Sunday, March 26, 2023

Feeling Hopeless

I'm 33 years old, currently 250, 5'4.

My dietitian put me on a 1200 cal, 90g protein, 90g or under carb diet.

This feels so unsustainable. I've been on this plan almost a month. Before I started, I was overeating and always hungry. Now I'm eating this diet and I'm still hungry all the time. I'm hitting my protein and then some most days. Carbs I've been doing well but on the weekends, I tend to do very badly since I'll eat out on Friday and I'll want my favorite foods.

I'm so depressed on this plan. I just feel deprived of the things I love. I have food intolerances due to gallbladder issues so that's also making this hard. I just don't know if this plan is right for me or if I'm not giving it enough time?

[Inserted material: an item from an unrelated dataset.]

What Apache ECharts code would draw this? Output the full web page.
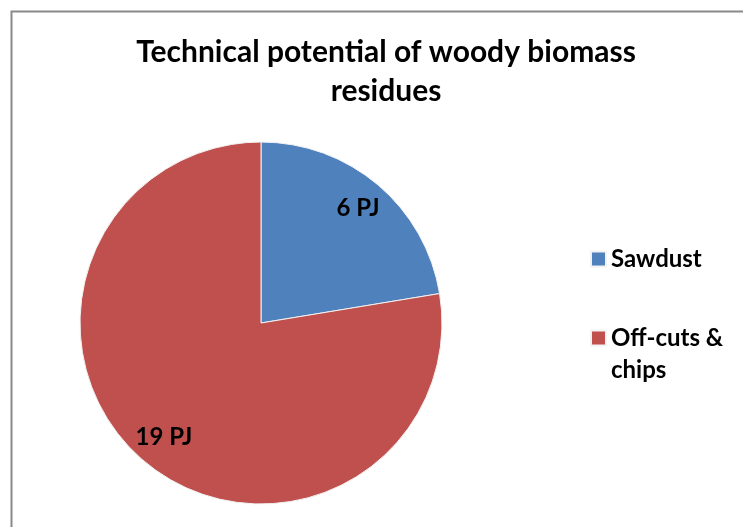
<!DOCTYPE html>
<html>
<head>
<meta charset="utf-8">
<script src="https://cdn.jsdelivr.net/npm/echarts@6/dist/echarts.min.js"></script>
<style>
  html, body { margin: 0; padding: 0; background: #fff; }
  #chart { width: 743px; height: 527px; }
</style>
</head>
<body>
<div id="chart"></div>
<script>
  // data
  const categories = ['Sawdust', 'Off-cuts & chips']
  const values = [5.6, 19.4]
  const colors = ['#4F81BD', '#C0504D']
  // empty first line keeps the marker level with "Off-cuts &"
  const legendNames = { 'Sawdust': 'Sawdust', 'Off-cuts & chips': '\nOff-cuts &\nchips' }

  const font = 'Lato, "Open Sans", sans-serif'
  const chart = echarts.init(document.getElementById('chart'))

  const pieData = categories.map((c, i) => ({ name: c, value: values[i], itemStyle: { color: colors[i] } }))

  const option = {
    animation: false,
    title: {
      text: 'Technical potential of woody biomass\nresidues',
      left: 381,
      top: 28,
      textAlign: 'center',
      textStyle: { fontFamily: font, fontWeight: 'bold', fontSize: 30, color: '#000', lineHeight: 39 }
    },
    legend: {
      orient: 'vertical',
      left: 585,
      top: 238,
      icon: 'rect',
      itemWidth: 15,
      itemHeight: 15,
      itemGap: 15,
      data: categories,
      formatter: name => legendNames[name],
      textStyle: { fontFamily: font, fontWeight: 'bold', fontSize: 24, color: '#000', lineHeight: 32 }
    },
    graphic: [{
      type: 'rect',
      shape: { x: 11.5, y: 11.5, width: 800, height: 600 },
      style: { fill: 'none', stroke: '#898989', lineWidth: 2 },
      silent: true
    }],
    series: [
      {
        type: 'pie',
        center: [261, 323],
        radius: [0, 181],
        startAngle: 90,
        clockwise: true,
        label: { show: false },
        labelLine: { show: false },
        itemStyle: { borderColor: '#f2f2f2', borderWidth: 1 },
        data: pieData
      },
      {
        // transparent ring used only to place the labels
        type: 'pie',
        center: [261, 323],
        radius: [0, 294],
        startAngle: 90,
        clockwise: true,
        silent: true,
        itemStyle: { color: 'rgba(0,0,0,0)' },
        label: {
          show: true,
          position: 'inside',
          formatter: p => Math.round(p.value) + ' PJ',
          fontFamily: font,
          fontWeight: 'bold',
          fontSize: 24,
          color: '#000'
        },
        labelLine: { show: false },
        data: categories.map((c, i) => ({ name: c, value: values[i] }))
      }
    ]
  }
  chart.setOption(option)
</script>
</body>
</html>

I've lost 3 or 4 pounds since I started. Which I don't count as real weight loss because one heavy day for me will send me right back up there so it's like no progress is being made.

It doesn't help that my bf is doing this along with me but his BMR and calories are different, since he's taller and he doesn't have the carb restriction. But he's lost like 10 pounds and he pretty much still gets to eat whatever he wants.

It all just feels hopeless. I have anxiety and depression, so this food restriction is not helping me. Most days I don't even want to eat but I'm just so hungry that I have to. I just feel like I don't know what to do. I'm so unhappy.